In Scotland we have the Greylag goose and the Pink footed goose as regular residents. They visit Scotland in the winter time, and then range throughout the Highlands with concentrations in the Central belt and up the east coast. We operate in the Aberdeenshire, which is according to us, the best area for shooting geese. Geese like to use an area to roost (sleep) overnight. These are normally areas that have been used for many years, and because of this they will be used by large numbers of geese. With this kind of movement back and forth, some territories will set hunters up on the flight line in, or out, of the roost site.
- Geese hunting in Scotland is normally conducted a good distance away from the actual site, so that the birds are not disturbed so much that they will leave the area altogether. This kind of hunting largely depends on windy weather keeping the birds low and, of course, the chance that the geese come your way.

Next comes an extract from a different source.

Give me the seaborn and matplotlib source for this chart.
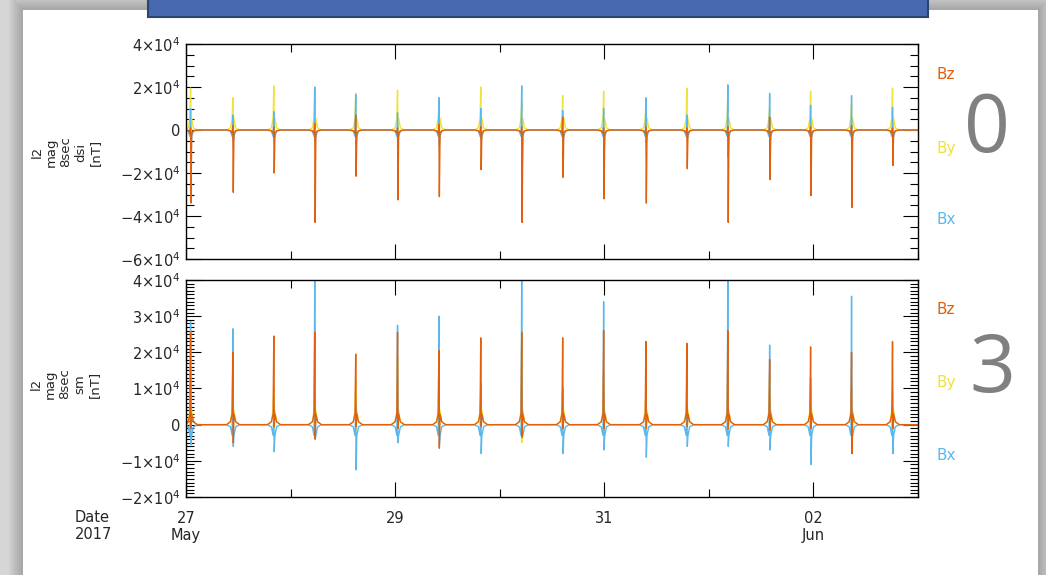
import matplotlib
matplotlib.use('Agg')
import matplotlib.pyplot as plt
from matplotlib.patches import Rectangle
from matplotlib.ticker import FixedLocator, FixedFormatter, MultipleLocator
import pandas as pd
import seaborn as sns

# horas desde 27 May 2017 00:00 de cada pico (passagem pelo perigeu)
spike_hours = [1.1, 10.8, 20.2, 29.6, 39.0, 48.6, 58.1, 67.7, 77.1,
               86.5, 95.9, 105.6, 115.0, 124.4, 134.0, 143.4, 152.8, 162.2]

# painel 0: l2 mag 8sec dsi [nT]
dsi_bx_max = [10000, 7000, 8500, 20000, 16500, 8000, 15000, 10000, 20500,
              9000, 10000, 15000, 7000, 21000, 17000, 11500, 16000, 10500]
dsi_bx_min = [-14000, -5000, -4000, -5000, -7000, -3000, -7000, -4500, -21000,
              -5000, -13000, -6000, -4000, -12500, -6000, -4000, -8500, -3000]
dsi_by_max = [19500, 15000, 20500, 19500, 17000, 18500, 15000, 20000, 13000,
              16000, 18000, 12000, 19500, 15000, 10000, 18000, 12000, 19500]
dsi_by_min = [-2000, -1500, -1000, -2500, -1500, -1000, -2000, -1500, -2500,
              -1000, -2000, -1500, -1000, -2500, -1500, -1000, -2000, -1000]
dsi_bz_max = [1000, 2000, 1500, 3000, 7000, 1000, 2500, 1500, 1500,
              6000, 1000, 1500, 1000, 1500, 6000, 1500, 2000, 1000]
dsi_bz_min = [-34000, -29000, -20000, -43000, -21500, -32500, -31000, -18500, -43000,
              -22000, -32000, -34000, -18000, -43000, -23000, -30500, -36000, -16500]
# ombros em torno de cada pico: (externo, interno)
dsi_hump = {'Bx': (-500, -3000), 'By': (1000, 5500), 'Bz': (-300, -1500)}

# painel 3: l2 mag 8sec sm [nT]
sm_bx_max = [28500, 26500, 4000, 42000, 5000, 27500, 30000, 11500, 42000,
             10000, 34000, 6000, 5000, 42000, 22000, 13000, 35500, 5000]
sm_bx_min = [-5500, -6000, -7500, -4000, -12500, -5000, -5500, -8000, -3000,
             -8000, -7000, -9000, -6000, -6000, -7000, -11000, -4000, -8000]
sm_by_max = [19000, 14500, 10500, 27500, 12500, 19000, 20000, 8000, 26000,
             10000, 15000, 10000, 13000, 18000, 14000, 10000, 10000, 9000]
sm_by_min = [-1500, -2000, -1000, -2000, -1500, -1000, -1500, -1000, -5000,
             -1500, -2000, -1000, -1500, -2000, -1000, -1500, -1000, -1500]
sm_bz_max = [25500, 20000, 24500, 25500, 19500, 25500, 20500, 24000, 25500,
             24000, 26000, 23000, 22500, 26000, 18000, 21500, 20000, 23000]
sm_bz_min = [-1000, -5000, -500, -4000, -500, -1000, -6500, -500, -3500,
             -1000, -1000, -1000, -500, -1000, -1500, -1000, -8000, -1000]
sm_hump = {'Bx': (-600, -3000), 'By': (800, 4000), 'Bz': (800, 3000)}

dsi_ticks = [-6, -4, -2, 0, 2, 4]
sm_ticks = [-2, -1, 0, 1, 2, 3, 4]
x_ticks = [0, 48, 96, 144]
x_labels = ['27\nMay', '29', '31', '02\nJun']

cores = {'Bz': '#e0600c', 'By': '#f0e23c', 'Bx': '#5bb8ec'}
forma_dt = [-1.5, -0.6, -0.2, -0.05, 0.05, 0.2, 0.6, 1.5]


def montar_serie(maximos, minimos, corcova, nome):
    ext, intr = corcova
    horas, valores = [0.0], [0.0]
    for t, mx, mn in zip(spike_hours, maximos, minimos):
        for dt, v in zip(forma_dt, [0, ext, intr, mx, mn, intr, ext, 0]):
            horas.append(max(t + dt, 0.0))
            valores.append(v)
    horas.append(168.0)
    valores.append(0.0)
    return pd.DataFrame({'hora': horas, 'valor': valores, 'comp': nome})


def tabela(bx, by, bz, hump):
    return pd.concat([montar_serie(bx[0], bx[1], hump['Bx'], 'Bx'),
                      montar_serie(by[0], by[1], hump['By'], 'By'),
                      montar_serie(bz[0], bz[1], hump['Bz'], 'Bz')], ignore_index=True)


def rotulo(t):
    if t == 0:
        return '0'
    return ('\u2212' if t < 0 else '') + f'{abs(t)}\u00d710$^{{4}}$'


df_dsi = tabela((dsi_bx_max, dsi_bx_min), (dsi_by_max, dsi_by_min), (dsi_bz_max, dsi_bz_min), dsi_hump)
df_sm = tabela((sm_bx_max, sm_bx_min), (sm_by_max, sm_by_min), (sm_bz_max, sm_bz_min), sm_hump)

sns.set_style('white')
plt.rcParams['font.family'] = ['DejaVu Sans']
plt.rcParams['mathtext.default'] = 'regular'

W, H = 1046, 575
fig = plt.figure(figsize=(W / 100, H / 100), dpi=100)
fig.patch.set_facecolor('#d6d6d6')


def px(x, y):
    return x / W, 1 - y / H


# sombra e painel branco do slide
for i in range(8):
    fig.patches.append(Rectangle(px(23 - 2 * i, 575), (1015 + 4 * i) / W, (565 + 2 * i) / H,
                                 transform=fig.transFigure, facecolor='black', alpha=0.03,
                                 edgecolor='none', zorder=-12))
fig.patches.append(Rectangle(px(23, 575), 1015 / W, 565 / H, transform=fig.transFigure,
                             facecolor='white', edgecolor='none', zorder=-10))
fig.patches.append(Rectangle(px(148, 17), 780 / W, 30 / H, transform=fig.transFigure,
                             facecolor='#4868b0', edgecolor='#2c4470', lw=1.5, zorder=-9))

ax1 = fig.add_axes([186 / W, 1 - 259 / H, 732 / W, 215 / H])
ax2 = fig.add_axes([186 / W, 1 - 497 / H, 732 / W, 217 / H])

ordem = ['By', 'Bx', 'Bz']
for ax, df, ticks, minor, ylim in [(ax1, df_dsi, dsi_ticks, 5000, (-60000, 40000)),
                                   (ax2, df_sm, sm_ticks, 1000, (-20000, 40000))]:
    sns.lineplot(data=df, x='hora', y='valor', hue='comp', hue_order=ordem, palette=cores,
                 estimator=None, sort=False, legend=False, lw=1.0, ax=ax)
    ax.set_xlim(0, 168)
    ax.set_ylim(*ylim)
    ax.set_xlabel('')
    ax.set_ylabel('')
    ax.yaxis.set_major_locator(FixedLocator([t * 1e4 for t in ticks]))
    ax.yaxis.set_major_formatter(FixedFormatter([rotulo(t) for t in ticks]))
    ax.yaxis.set_minor_locator(MultipleLocator(minor))
    ax.xaxis.set_major_locator(FixedLocator(x_ticks))
    ax.xaxis.set_major_formatter(FixedFormatter(x_labels))
    ax.xaxis.set_minor_locator(MultipleLocator(24))
    ax.tick_params(which='both', direction='in', top=True, right=True,
                   left=True, bottom=True, color='black', width=0.8)
    ax.tick_params(which='major', length=11, labelsize=10.5, pad=4)
    ax.tick_params(which='minor', length=5.5)
    ax.tick_params(axis='x', which='major', pad=10)
    for s in ax.spines.values():
        s.set_color('black')
        s.set_linewidth(1.0)

ax1.tick_params(axis='x', labelbottom=False)

# rotulos de eixo e de componentes
fig.text(*px(66, 152), 'l2\nmag\n8sec\ndsi\n[nT]', rotation=90, ha='center', va='center',
         multialignment='center', fontsize=9.5, linespacing=1.15)
fig.text(*px(65, 384), 'l2\nmag\n8sec\nsm\n[nT]', rotation=90, ha='center', va='center',
         multialignment='center', fontsize=9.5, linespacing=1.15)
fig.text(*px(75, 510), 'Date\n2017', ha='left', va='top', fontsize=10.5)

for nome, y1, y2 in [('Bz', 74, 309), ('By', 148, 383), ('Bx', 220, 455)]:
    fig.text(*px(937, y1), nome, color=cores[nome], fontsize=11, va='center', ha='left')
    fig.text(*px(937, y2), nome, color=cores[nome], fontsize=11, va='center', ha='left')

fig.text(*px(987, 131), '0', color='#808080', fontsize=58, ha='center', va='center',
         family=['Open Sans', 'DejaVu Sans'])
fig.text(*px(992, 371), '3', color='#808080', fontsize=58, ha='center', va='center',
         family=['Open Sans', 'DejaVu Sans'])

fig.savefig('out.png', dpi=100, facecolor=fig.get_facecolor())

- We also make use of decoys. Your guide will be watching the geese feeding areas before you arrive, and he will then take you to the best areas to set you up in a hide with decoys already in the field. Then it is a matter of waiting for the birds to come. Remember this is conducted in the winter time and can be very cold, so make sure you have warm hunting gear on and good shooting gloves. You will hear the geese long before you see them, and if everything works out right they will then come to your decoys and give you a shot. Hopefully the geese will come in many groups, thereby giving you better shooting.
Whichever way you choose to get involved with geese hunting in Scotland the sound of the geese approaching is very exciting. Your guide will have spoken to you beforehand and given you advice on where they may come from, and when it is best to shoot. The geese are all wild birds, so remember to keep well down until they are within range.
After shooting geese we go rough shooting in the afternoon, pheasants, hares, partridges, rabbits, woodcocks and then evening flight on ducks and geese. The main type of duck hunting in Scotland takes place around flight ponds. The gamekeeper for the area will feed these flight ponds every day. The ducks do not live on these ponds, but fly in from the surrounding countryside as the day comes to an end. The flight pond will have butts set in place around it, with hunters sitting in these butts as they wait for the ducks to start “flighting in”.
Duck hunting in Scotland can be an exciting evening of sport, as the targets will be coming from all directions. Some might already be flying fast, but once a shot is fired they will accelerate even more to get away. A hunter has to be a good shot to bring down a duck and, depending on the locality, “flighting” can produce different species of ducks in a single evening.